## What you need to do:
Print the lines of the data, starting with the first, up to and including the line where "plt.rcParams['font.family'] = ['Open" appears.

## Material provided:
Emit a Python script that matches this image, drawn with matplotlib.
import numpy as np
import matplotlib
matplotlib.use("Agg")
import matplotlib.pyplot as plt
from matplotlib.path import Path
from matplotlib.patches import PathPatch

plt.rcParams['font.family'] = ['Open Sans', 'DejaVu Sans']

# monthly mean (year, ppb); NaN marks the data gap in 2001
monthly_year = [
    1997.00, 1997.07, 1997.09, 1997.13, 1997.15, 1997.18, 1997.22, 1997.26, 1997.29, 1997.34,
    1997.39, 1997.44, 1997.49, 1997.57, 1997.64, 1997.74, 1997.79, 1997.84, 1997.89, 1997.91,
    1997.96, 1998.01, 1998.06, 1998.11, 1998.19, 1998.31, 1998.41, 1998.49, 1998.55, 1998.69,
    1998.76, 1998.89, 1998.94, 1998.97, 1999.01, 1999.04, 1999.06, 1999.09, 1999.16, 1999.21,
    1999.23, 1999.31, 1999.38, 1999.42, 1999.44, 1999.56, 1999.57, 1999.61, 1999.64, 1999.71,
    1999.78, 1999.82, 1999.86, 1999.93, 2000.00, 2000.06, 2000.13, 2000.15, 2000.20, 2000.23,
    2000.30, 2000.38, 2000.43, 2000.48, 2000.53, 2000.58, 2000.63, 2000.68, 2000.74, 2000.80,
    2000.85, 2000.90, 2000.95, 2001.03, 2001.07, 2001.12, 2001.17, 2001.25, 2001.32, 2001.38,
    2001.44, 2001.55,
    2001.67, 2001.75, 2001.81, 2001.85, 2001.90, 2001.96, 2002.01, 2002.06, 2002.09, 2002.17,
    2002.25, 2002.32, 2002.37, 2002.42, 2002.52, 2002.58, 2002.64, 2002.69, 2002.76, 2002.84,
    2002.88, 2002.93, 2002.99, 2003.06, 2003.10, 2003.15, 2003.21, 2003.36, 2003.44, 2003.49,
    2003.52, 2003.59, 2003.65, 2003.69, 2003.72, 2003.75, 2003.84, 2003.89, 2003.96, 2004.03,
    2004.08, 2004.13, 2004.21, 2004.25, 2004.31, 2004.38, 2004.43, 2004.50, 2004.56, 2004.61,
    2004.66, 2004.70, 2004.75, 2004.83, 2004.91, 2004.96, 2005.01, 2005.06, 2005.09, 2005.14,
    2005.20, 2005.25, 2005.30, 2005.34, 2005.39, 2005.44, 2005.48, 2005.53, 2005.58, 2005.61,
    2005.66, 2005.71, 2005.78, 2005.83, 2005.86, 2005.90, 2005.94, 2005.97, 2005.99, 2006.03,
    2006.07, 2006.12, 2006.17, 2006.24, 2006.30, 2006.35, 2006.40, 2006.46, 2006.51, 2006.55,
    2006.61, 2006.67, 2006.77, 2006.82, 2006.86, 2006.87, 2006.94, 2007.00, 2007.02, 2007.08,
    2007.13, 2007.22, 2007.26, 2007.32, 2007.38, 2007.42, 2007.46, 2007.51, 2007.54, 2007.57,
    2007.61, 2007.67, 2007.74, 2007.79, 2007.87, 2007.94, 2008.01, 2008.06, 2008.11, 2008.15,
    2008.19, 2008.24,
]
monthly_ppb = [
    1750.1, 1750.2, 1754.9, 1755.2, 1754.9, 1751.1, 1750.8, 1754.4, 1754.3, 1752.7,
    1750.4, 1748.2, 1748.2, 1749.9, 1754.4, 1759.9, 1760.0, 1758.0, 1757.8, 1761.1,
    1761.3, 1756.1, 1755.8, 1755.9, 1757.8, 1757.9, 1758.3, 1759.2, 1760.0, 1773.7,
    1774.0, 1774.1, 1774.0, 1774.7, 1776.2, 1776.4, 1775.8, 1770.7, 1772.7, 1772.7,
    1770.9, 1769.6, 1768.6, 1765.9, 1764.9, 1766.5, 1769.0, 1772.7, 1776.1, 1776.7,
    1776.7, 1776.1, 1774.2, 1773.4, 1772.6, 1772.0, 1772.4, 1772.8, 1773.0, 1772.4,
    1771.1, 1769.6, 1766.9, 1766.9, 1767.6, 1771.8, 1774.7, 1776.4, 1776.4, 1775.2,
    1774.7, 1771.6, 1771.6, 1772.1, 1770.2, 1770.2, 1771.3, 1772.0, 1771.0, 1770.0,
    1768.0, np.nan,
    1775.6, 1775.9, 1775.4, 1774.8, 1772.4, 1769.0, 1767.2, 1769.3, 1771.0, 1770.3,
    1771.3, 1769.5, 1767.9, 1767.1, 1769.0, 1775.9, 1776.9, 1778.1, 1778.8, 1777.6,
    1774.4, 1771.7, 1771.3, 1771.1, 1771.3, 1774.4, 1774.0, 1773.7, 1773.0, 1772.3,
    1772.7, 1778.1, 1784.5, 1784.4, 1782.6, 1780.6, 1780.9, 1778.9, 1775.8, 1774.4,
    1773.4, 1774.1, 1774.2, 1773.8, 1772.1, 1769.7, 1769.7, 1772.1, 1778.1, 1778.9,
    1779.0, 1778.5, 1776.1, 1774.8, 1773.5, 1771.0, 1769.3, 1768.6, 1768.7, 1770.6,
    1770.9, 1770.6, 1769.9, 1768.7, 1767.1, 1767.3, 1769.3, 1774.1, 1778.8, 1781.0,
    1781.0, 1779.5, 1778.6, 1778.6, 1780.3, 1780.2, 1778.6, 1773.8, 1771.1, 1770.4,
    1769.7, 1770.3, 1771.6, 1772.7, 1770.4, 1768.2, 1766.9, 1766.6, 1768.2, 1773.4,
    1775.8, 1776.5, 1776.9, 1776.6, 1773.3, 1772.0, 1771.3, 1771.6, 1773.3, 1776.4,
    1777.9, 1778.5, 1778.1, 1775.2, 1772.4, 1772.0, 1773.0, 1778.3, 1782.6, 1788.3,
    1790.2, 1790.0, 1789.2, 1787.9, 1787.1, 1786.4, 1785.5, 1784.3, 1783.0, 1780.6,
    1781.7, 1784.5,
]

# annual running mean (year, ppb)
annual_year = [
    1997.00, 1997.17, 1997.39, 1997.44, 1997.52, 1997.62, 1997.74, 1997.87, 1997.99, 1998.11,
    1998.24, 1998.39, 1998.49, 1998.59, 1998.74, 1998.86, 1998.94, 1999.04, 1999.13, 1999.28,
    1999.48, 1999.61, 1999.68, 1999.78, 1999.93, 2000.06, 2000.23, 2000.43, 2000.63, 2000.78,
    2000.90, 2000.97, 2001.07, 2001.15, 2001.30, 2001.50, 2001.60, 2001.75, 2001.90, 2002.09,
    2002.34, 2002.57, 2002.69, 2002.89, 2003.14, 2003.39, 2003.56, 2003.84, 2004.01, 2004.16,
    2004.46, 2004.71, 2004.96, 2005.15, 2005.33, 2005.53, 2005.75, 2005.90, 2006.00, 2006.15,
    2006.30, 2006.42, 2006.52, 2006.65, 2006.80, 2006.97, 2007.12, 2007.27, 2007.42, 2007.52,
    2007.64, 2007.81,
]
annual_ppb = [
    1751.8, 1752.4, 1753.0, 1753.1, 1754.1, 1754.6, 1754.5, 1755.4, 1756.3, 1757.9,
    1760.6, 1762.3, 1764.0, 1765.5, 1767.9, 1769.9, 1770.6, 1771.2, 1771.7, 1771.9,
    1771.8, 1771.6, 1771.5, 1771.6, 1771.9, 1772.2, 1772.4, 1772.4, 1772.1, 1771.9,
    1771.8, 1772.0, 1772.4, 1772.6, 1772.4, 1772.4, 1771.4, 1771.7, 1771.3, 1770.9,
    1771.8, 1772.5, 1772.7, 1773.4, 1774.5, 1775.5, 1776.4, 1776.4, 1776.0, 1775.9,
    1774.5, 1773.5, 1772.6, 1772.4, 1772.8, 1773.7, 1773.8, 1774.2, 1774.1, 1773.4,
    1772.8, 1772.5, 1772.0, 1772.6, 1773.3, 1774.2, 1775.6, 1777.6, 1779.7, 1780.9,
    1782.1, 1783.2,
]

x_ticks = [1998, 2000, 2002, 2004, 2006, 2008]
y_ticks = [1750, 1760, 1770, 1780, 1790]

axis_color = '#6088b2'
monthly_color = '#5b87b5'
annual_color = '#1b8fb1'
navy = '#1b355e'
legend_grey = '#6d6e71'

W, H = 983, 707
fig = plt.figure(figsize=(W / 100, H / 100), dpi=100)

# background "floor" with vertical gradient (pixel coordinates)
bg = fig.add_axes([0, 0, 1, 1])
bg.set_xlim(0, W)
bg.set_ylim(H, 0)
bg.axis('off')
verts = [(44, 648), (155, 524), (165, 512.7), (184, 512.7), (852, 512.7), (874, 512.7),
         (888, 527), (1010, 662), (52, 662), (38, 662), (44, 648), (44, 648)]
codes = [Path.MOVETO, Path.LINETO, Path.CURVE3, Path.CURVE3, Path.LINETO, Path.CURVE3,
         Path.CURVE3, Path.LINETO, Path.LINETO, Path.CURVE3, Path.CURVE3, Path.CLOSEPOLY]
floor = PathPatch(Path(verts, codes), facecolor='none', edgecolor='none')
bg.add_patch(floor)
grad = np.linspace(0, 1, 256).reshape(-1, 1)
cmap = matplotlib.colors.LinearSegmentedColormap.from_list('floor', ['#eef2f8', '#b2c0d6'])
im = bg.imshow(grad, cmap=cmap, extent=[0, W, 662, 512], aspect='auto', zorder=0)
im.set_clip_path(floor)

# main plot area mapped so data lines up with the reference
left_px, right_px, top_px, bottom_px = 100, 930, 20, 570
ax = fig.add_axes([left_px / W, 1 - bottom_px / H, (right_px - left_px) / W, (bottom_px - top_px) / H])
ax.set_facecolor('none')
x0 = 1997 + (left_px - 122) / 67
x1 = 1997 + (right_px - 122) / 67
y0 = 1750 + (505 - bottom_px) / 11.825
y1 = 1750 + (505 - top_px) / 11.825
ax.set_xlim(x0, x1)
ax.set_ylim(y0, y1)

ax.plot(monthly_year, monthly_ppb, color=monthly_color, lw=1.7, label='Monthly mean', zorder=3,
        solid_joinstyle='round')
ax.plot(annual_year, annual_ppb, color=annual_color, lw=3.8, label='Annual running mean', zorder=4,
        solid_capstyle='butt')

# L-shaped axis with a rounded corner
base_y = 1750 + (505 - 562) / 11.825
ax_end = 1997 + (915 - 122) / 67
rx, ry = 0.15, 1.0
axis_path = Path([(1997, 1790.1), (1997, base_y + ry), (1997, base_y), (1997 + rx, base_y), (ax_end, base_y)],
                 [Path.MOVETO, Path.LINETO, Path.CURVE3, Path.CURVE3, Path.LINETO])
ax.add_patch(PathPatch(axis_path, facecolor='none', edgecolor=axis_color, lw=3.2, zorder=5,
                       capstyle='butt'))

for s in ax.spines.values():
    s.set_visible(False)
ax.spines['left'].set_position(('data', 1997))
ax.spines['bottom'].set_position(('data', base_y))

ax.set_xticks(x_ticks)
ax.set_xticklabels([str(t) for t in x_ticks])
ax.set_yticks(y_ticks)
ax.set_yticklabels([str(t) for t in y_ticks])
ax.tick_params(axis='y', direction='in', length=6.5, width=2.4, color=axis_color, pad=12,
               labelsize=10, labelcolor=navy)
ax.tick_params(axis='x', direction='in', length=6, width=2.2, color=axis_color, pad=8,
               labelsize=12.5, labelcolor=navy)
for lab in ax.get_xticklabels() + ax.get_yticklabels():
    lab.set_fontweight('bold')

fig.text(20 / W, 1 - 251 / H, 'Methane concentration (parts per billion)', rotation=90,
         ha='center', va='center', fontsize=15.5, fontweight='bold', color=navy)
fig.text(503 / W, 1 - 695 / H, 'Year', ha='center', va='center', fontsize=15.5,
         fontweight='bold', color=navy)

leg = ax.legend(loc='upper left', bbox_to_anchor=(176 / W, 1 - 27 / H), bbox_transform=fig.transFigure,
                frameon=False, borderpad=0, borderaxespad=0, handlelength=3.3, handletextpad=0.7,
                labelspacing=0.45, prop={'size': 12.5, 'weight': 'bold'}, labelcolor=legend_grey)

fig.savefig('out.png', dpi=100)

## Response below:
Emit a Python script that matches this image, drawn with matplotlib.
import numpy as np
import matplotlib
matplotlib.use("Agg")
import matplotlib.pyplot as plt
from matplotlib.path import Path
from matplotlib.patches import PathPatch

plt.rcParams['font.family'] = ['Open Sans', 'DejaVu Sans']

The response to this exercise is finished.